Rent control, while popular in theory with current renters, is another critical barrier. Evidence from high growth cities such as New York, London and Toronto itself show that rent control curtails investment. Less investment means less supply, which in turn means fewer choices and less competition for renters, driving rents higher.

Currently, 80,000 people move into the city each year. To house them, we should have 30,000 homes a year coming on-stream, instead of the fewer than 2,000 built in a typical year.

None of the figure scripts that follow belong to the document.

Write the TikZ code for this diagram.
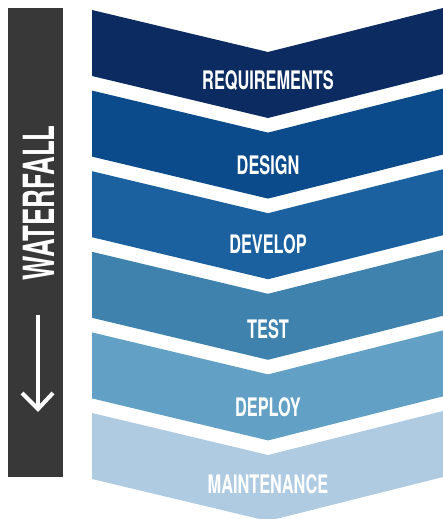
\documentclass[tikz,border=0pt]{standalone}
\usepackage{fontspec}
\usepackage{graphicx}
\newfontfamily\heros{TeX Gyre Heros}
\definecolor{cReq}{HTML}{0C2B60}
\definecolor{cDes}{HTML}{0B4A8B}
\definecolor{cDev}{HTML}{1B61A0}
\definecolor{cTst}{HTML}{3E82AD}
\definecolor{cDep}{HTML}{62A0C5}
\definecolor{cMnt}{HTML}{AFCBE2}
\definecolor{cBar}{HTML}{383838}
\newcommand\condtxt[1]{\scalebox{0.64}[1]{#1}}
\tikzset{
  lbl/.style={text=white, inner sep=0pt, font=\heros\bfseries\fontsize{25.5}{26}\selectfont},
  chev/.style={fill=#1, draw=none}
}
\begin{document}
\begin{tikzpicture}[x=1pt,y=-1pt]
\useasboundingbox (0,0) rectangle (443,519);
\begin{scope}
\clip (0,0) rectangle (443,519);
% chevrons
\foreach \t/\c in {10/cReq, 90.6/cDes, 171.2/cDev, 251.8/cTst, 332.4/cDep, 413/cMnt}{
  \fill[chev=\c] (92,\t) -- (268,\t+42) -- (443,\t-2) -- (443,\t+64) -- (268,\t+108) -- (92,\t+66) -- cycle;
}
\end{scope}
\node[lbl] (req) at (268,80.5) {\condtxt{REQUIREMENTS}};
\node[lbl] (des) at (268,165) {\condtxt{DESIGN}};
\node[lbl] (dev) at (268,244) {\condtxt{DEVELOP}};
\node[lbl] (tst) at (268,329) {\condtxt{TEST}};
\node[lbl] (dep) at (268,407) {\condtxt{DEPLOY}};
\node[lbl] (mnt) at (268,484) {\condtxt{MAINTENANCE}};
% bar
\fill[cBar] (8,8) rectangle (63,477);
\node[text=white, inner sep=0pt, rotate=90, font=\heros\bfseries\fontsize{43}{44}\selectfont] (wf) at (38.5,203) {\scalebox{0.6}[1]{WATERFALL}};
\coordinate (as) at (38,315);
\coordinate (ae) at (38,409);
\draw[white, line width=4pt] (as) -- (ae);
\draw[white, line width=4pt, line join=miter] ([xshift=-16pt,yshift=16pt]ae) -- (ae) -- ([xshift=15pt,yshift=16pt]ae);
\end{tikzpicture}
\end{document}
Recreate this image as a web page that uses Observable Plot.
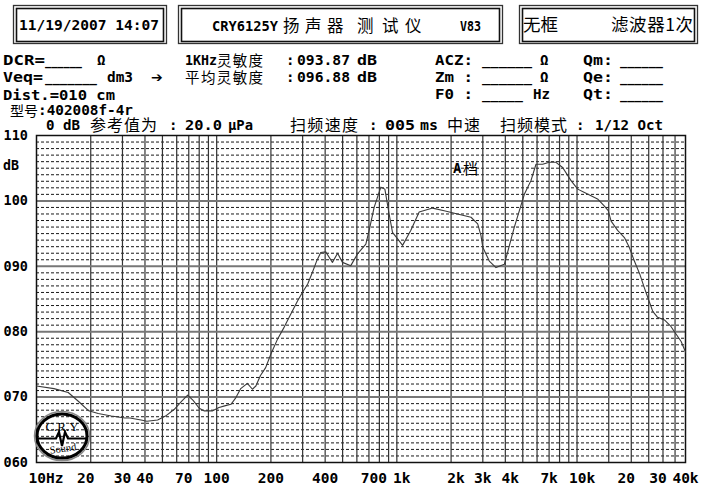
<!DOCTYPE html>
<html><head><meta charset="utf-8">
<script src="https://cdn.jsdelivr.net/npm/d3@7"></script>
<script src="https://cdn.jsdelivr.net/npm/@observablehq/plot@0.6"></script>
<style>
html,body{margin:0;padding:0;background:#fff;}
#wrap{position:relative;width:705px;height:499px;overflow:hidden;background:#fff;}
#wrap svg{position:absolute;left:0;top:0;}
</style></head><body><div id="wrap"></div>
<script>
// ---- data ----
const freqHz = [10, 12.5, 15, 17, 19.5, 22, 26, 31, 33, 38, 41, 47, 52, 58, 64, 69, 74, 80, 85, 95,
  103, 112, 120, 127, 136, 148, 158, 165, 175, 187, 200, 218, 237, 258, 281, 299, 320, 340, 360, 378,
  403, 439, 469, 499, 555, 605, 673, 702, 748, 815, 858, 906, 946, 1010, 1076, 1196, 1330, 1580, 1830, 2170,
  2580, 2810, 2930, 3000, 3260, 3550, 3950, 4480, 5100, 5550, 5920, 6450, 7000, 7640, 8320, 9260, 10090, 11000, 11960, 13000,
  14190, 14900, 15460, 16800, 18320, 19500, 20810, 22300, 23650, 25100, 26330, 28000, 30550, 33000, 34740, 37840, 40000];
const splDb = [71.7, 71.3, 70.7, 69.4, 67.9, 67.5, 67.1, 66.8, 66.8, 66.5, 66.3, 66.5, 67.1, 68.1, 69.4, 70.3, 69.5, 68.3, 67.9, 67.9,
  68.4, 68.7, 68.9, 69.8, 71.3, 72.1, 71.2, 71.7, 73.3, 74.5, 76.6, 78.9, 80.7, 82.7, 84.7, 86.0, 87.3, 89.1, 90.9, 92.1,
  92.2, 90.6, 92.0, 90.6, 90.1, 91.9, 93.4, 95.5, 99.0, 102.1, 101.8, 98.0, 95.2, 94.2, 93.2, 95.5, 98.3, 98.9, 98.5, 98.0,
  97.5, 96.5, 94.7, 92.9, 90.8, 89.8, 90.3, 95.9, 101.0, 103.1, 105.6, 105.6, 105.9, 105.9, 105.1, 103.1, 101.8, 101.3, 100.8, 100.3,
  99.2, 98.5, 96.9, 95.5, 94.4, 92.9, 90.8, 88.8, 86.7, 84.7, 83.1, 82.2, 81.8, 80.9, 80.0, 78.5, 76.9];

const gridFreqs = [20, 30, 40, 50, 60, 70, 80, 90, 100, 200, 300, 400, 500, 600, 700, 800, 900, 1000,
  2000, 3000, 4000, 5000, 6000, 7000, 8000, 9000, 10000, 15000, 20000, 25000, 30000, 35000];
// tick labels, grouped by how the original software nudged them
const xTickValues = [30, 40, 100, 200, 400, 3000, 7000, 40000];
const xTickLabels = ["30", "40", "100", "200", "400", "3k", "7k", "40k"];
const xTickValuesL = [20, 70, 20000, 30000];
const xTickLabelsL = ["20", "70", "20", "30"];
const xTickValuesR = [700, 1000, 2000, 4000, 10000];
const xTickLabelsR = ["700", "1k", "2k", "4k", "10k"];
const xFirstTick = [10];
const xFirstLabel = ["10Hz"];
const yTickValues = [60, 70, 80, 90, 100, 110];
const yTickLabels = ["060", "070", "080", "090", "100", "110"];
const majorDb = [70, 80, 90, 100];
const minorDb = d3.range(61, 110).filter(v => v % 10 !== 0);

const data = freqHz.map((f, i) => ({f, db: splDb[i]}));
const pair = (vals, labs) => vals.map((v, i) => ({v, label: labs[i]}));
const xTicks = pair(xTickValues, xTickLabels);
const xTicksL = pair(xTickValuesL, xTickLabelsL);
const xTicksR = pair(xTickValuesR, xTickLabelsR);
const yTicks = pair(yTickValues, yTickLabels);

const MONO = "'DejaVu Sans Mono', monospace";
const CJK = "'Noto Sans CJK SC', sans-serif";
const xLabelStyle = {x: "v", text: "label", frameAnchor: "bottom", lineAnchor: "top", dy: 10, fontSize: 14.5, fontWeight: "bold", fill: "#000"};

const chart = Plot.plot({
  width: 705, height: 499,
  marginLeft: 36, marginRight: 20, marginTop: 135, marginBottom: 37,
  style: {background: "transparent", fontFamily: MONO, fontWeight: "bold", fontSize: "14px", color: "#000"},
  x: {type: "log", domain: [10, 40000], label: null, axis: null},
  y: {domain: [60, 110], label: null, axis: null},
  marks: [
    Plot.ruleY(minorDb, {stroke: "#1a1a1a", strokeWidth: 1, strokeDasharray: "3,2"}),
    Plot.ruleX(gridFreqs, {stroke: "#333", strokeWidth: 1.2}),
    Plot.ruleY(majorDb, {stroke: "#777", strokeWidth: 2}),
    Plot.frame({stroke: "#111", strokeWidth: 1.5}),
    Plot.line(data, {x: "f", y: "db", stroke: "#3a3a3a", strokeWidth: 1.1}),
    Plot.text(xTicks, xLabelStyle),
    Plot.text(xTicksL, {...xLabelStyle, dx: -5}),
    Plot.text(xTicksR, {...xLabelStyle, dx: 5}),
    Plot.text(xFirstTick, {...xLabelStyle, x: d => d, text: () => xFirstLabel[0], textAnchor: "start", dx: -8}),
    Plot.text(yTicks, {y: "v", text: "label", frameAnchor: "left", textAnchor: "start", dx: -33, fontSize: 13.5, fontWeight: "bold", fill: "#000"})
  ]
});
const wrap = document.getElementById("wrap");
wrap.appendChild(chart);

// ---- header / annotation overlay ----
const NS = "http://www.w3.org/2000/svg";
const ov = document.createElementNS(NS, "svg");
ov.setAttribute("width", 705); ov.setAttribute("height", 499);
ov.style.pointerEvents = "none";
function T(x, y, s, o = {}) {
  const t = document.createElementNS(NS, "text");
  t.setAttribute("x", x); t.setAttribute("y", y);
  t.textContent = s;
  t.setAttribute("font-family", o.fam || (o.cjk ? CJK : MONO));
  t.setAttribute("font-size", o.size || (o.cjk ? 14.5 : 14));
  t.setAttribute("font-weight", o.w || (o.cjk ? "normal" : "bold"));
  t.setAttribute("fill", "#000");
  if (o.len) { t.setAttribute("textLength", o.len); t.setAttribute("lengthAdjust", o.cjk ? "spacing" : "spacingAndGlyphs"); }
  if (o.anchor) t.setAttribute("text-anchor", o.anchor);
  if (o.tr) t.setAttribute("transform", o.tr);
  ov.appendChild(t);
  return t;
}
function R(x, y, w, h, sw, col) {
  const r = document.createElementNS(NS, "rect");
  r.setAttribute("x", x); r.setAttribute("y", y); r.setAttribute("width", w); r.setAttribute("height", h);
  r.setAttribute("fill", "none"); r.setAttribute("stroke", col); r.setAttribute("stroke-width", sw);
  ov.appendChild(r);
}
function box(x1, y1, x2, y2) {
  R(x1 + 0.5, y1 + 0.5, x2 - x1, y2 - y1, 1.3, "#333");
  R(x1 + 3.5, y1 + 3.5, x2 - x1 - 6, y2 - y1 - 5, 1.6, "#111");
}
box(13, 5, 166, 43);
box(178, 5, 502, 43);
box(519, 5, 697, 43);

// box texts
T(19, 30, "11/19/2007 14:07", {size: 14, len: 140});
T(212, 31, "CRY6125Y", {size: 13.5, len: 66});
[["扬", 283], ["声", 305], ["器", 327], ["测", 357], ["试", 382], ["仪", 405]].forEach(([c, x]) => T(x, 31.5, c, {cjk: true, size: 16.5}));
T(460, 31, "V83", {size: 13.5, len: 21});
T(523, 30.5, "无框", {cjk: true, size: 17.5});
T(611, 30.5, "滤波器1次", {cjk: true, size: 17.5, len: 82});

// row 1
let y = 65;
T(3, y, "DCR=", {len: 42}); T(45, y, "______", {len: 37}); T(97, y, "Ω");
T(185, y, "1KHz", {len: 32}); T(217, y + 0.5, "灵敏度", {cjk: true, len: 46});
T(286, y, ":"); T(297, y, "093.87", {len: 53}); T(357, y, "dB", {len: 20});
T(435, y, "ACZ:", {len: 38}); T(482, y, "______", {len: 50}); T(540, y, "Ω");
T(583, y, "Qm:", {len: 30}); T(620, y, "______", {len: 43});
// row 2
y = 82;
T(3, y, "Veq=", {len: 40}); T(45, y, "_______", {len: 52}); T(107, y, "dm3", {len: 26});
T(151, y, "➔", {fam: "'DejaVu Sans', sans-serif", size: 14, w: "normal"});
T(185, y + 0.5, "平均灵敏度", {cjk: true, len: 78});
T(286, y, ":"); T(297, y, "096.88", {len: 53}); T(357, y, "dB", {len: 20});
T(435, y, "Zm :", {len: 38}); T(482, y, "______", {len: 50}); T(540, y, "Ω");
T(583, y, "Qe:", {len: 30}); T(620, y, "______", {len: 43});
// row 3
y = 99;
T(3, y + 1, "Dist.=010 cm", {len: 112});
T(435, y, "F0 :", {len: 38}); T(482, y, "_____", {len: 41}); T(533, y, "Hz", {len: 17});
T(583, y, "Qt:", {len: 30}); T(620, y, "______", {len: 43});
// row 4
T(10, 116, "型号", {cjk: true, size: 14, len: 28});
T(38, 115, ":402008f-4r", {len: 95});
// row 5
y = 130;
T(46, y, "0 dB", {len: 34});
T(90, y + 0.5, "参考值为", {cjk: true, size: 16, len: 67});
T(169, y, ":"); T(185, y, "20.0", {len: 37}); T(228, y, "μPa", {len: 25});
T(290, y + 0.5, "扫频速度", {cjk: true, size: 16, len: 68});
T(369, y, ":"); T(385, y, "005", {len: 30}); T(420, y, "ms", {len: 18});
T(447, y + 0.5, "中速", {cjk: true, size: 16, len: 33});
T(500, y + 0.5, "扫频模式", {cjk: true, size: 16, len: 67});
T(576, y, ":"); T(595, y, "1/12 Oct", {len: 68});

// axis unit + annotation
T(3, 170, "dB", {size: 13.5, len: 16});
T(453, 173, "A", {size: 14});
T(463, 174, "档", {cjk: true, size: 15});

// logo
function E(cx, cy, rx, ry, sw, col) {
  const e = document.createElementNS(NS, "ellipse");
  e.setAttribute("cx", cx); e.setAttribute("cy", cy); e.setAttribute("rx", rx); e.setAttribute("ry", ry);
  e.setAttribute("fill", "none"); e.setAttribute("stroke", col); e.setAttribute("stroke-width", sw);
  ov.appendChild(e);
}
E(62, 436, 27.5, 24.5, 1.5, "#888");
E(62, 436, 25, 22, 3, "#000");
T(62, 431, "C.R.Y", {fam: "'Liberation Serif', serif", size: 13, w: "normal", anchor: "middle"});
const ln = document.createElementNS(NS, "path");
ln.setAttribute("d", "M38,438.5 H56 L59,432 L62,446 L65,432 L68,438.5 H86");
ln.setAttribute("stroke", "#000"); ln.setAttribute("stroke-width", 2.2); ln.setAttribute("fill", "none");
ov.appendChild(ln);
T(63, 452, "Sound", {fam: "'Liberation Serif', serif", size: 10.5, w: "normal", anchor: "middle", tr: "rotate(-8 63 449)"});

wrap.appendChild(ov);
</script>
</body></html>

Meanwhile, 20,000 new rental units are waiting for planning approval. However, the province’s plan to bring new units into the rent control regime means this surge of proposed new rental units is at risk. Many builders will compensate by launching their projects with much higher rents than planned. Others may build condos instead, or not build at all. The province should formally track the impact of this policy change on these proposed units. If the impact is fewer rental units, it must reconsider the policy.

Why condo rental units?
Condo rental capacity matters, too. Many Torontonians ask why so many condos are built relative to rental apartments. Different tax treatment is a factor, but the benefits and limits of condo legislation are also important. Condo builders can mobilize small investors to finance construction through deposits. While end-users help through pre-sales; rental investors can’t. Developers can earn a return on condo investment over a few years while rental investors must wait decades for rental payments to cover costs.

With condos now making-up roughly one-third of Toronto’s rental supply, it’s time to put condos and rentals on equal footing. To do so, the Board of Trade proposes four measures.
amend the Condominium Act so rental developers can use the same tools to their advantage.
allow condo towers to be developed explicitly and entirely as “rent-only condos,” packaged with slightly different rules, services and governance structures to attract rental-oriented investors. When units are sold in these towers, they’ll stay in the rental supply.
make these purpose-built rental condos eligible for the same government benefits as conventional rental towers.
with government making more land available for rental projects, officials should pre-zone and fast-track approvals of this land to reduce approval risk. Property tax assessment policies should not tax a builder who is assembling or holding land to build a new rental tower as if the tower has already been built.

If land prices are a barrier to using government land for affordable rentals, try the approach London is testing. Charge a reasonable fee to rent the land instead of forcing rental developers to finance the upfront purchase.

For most renters, finding an apartment depends on whether developers can build and offer units at a price that generates a return for investors. Given the long-term nature of purpose-built rental housing, rental investors tend to be long-term, stable investment organizations, such as pension funds, who need a reasonable return to finance our retirement incomes. We need rental development, finance and tax policies that reflect this business reality.

Our rental market is a mess because policy-makers forgot the business side of rental development over decades of policy changes. With all eyes on the need for rental growth — not to mention its impact on talent attraction and retention — let’s not miss a chance to correct that today.

Jan De Silva is president and CEO of the Toronto Region Board of Trade.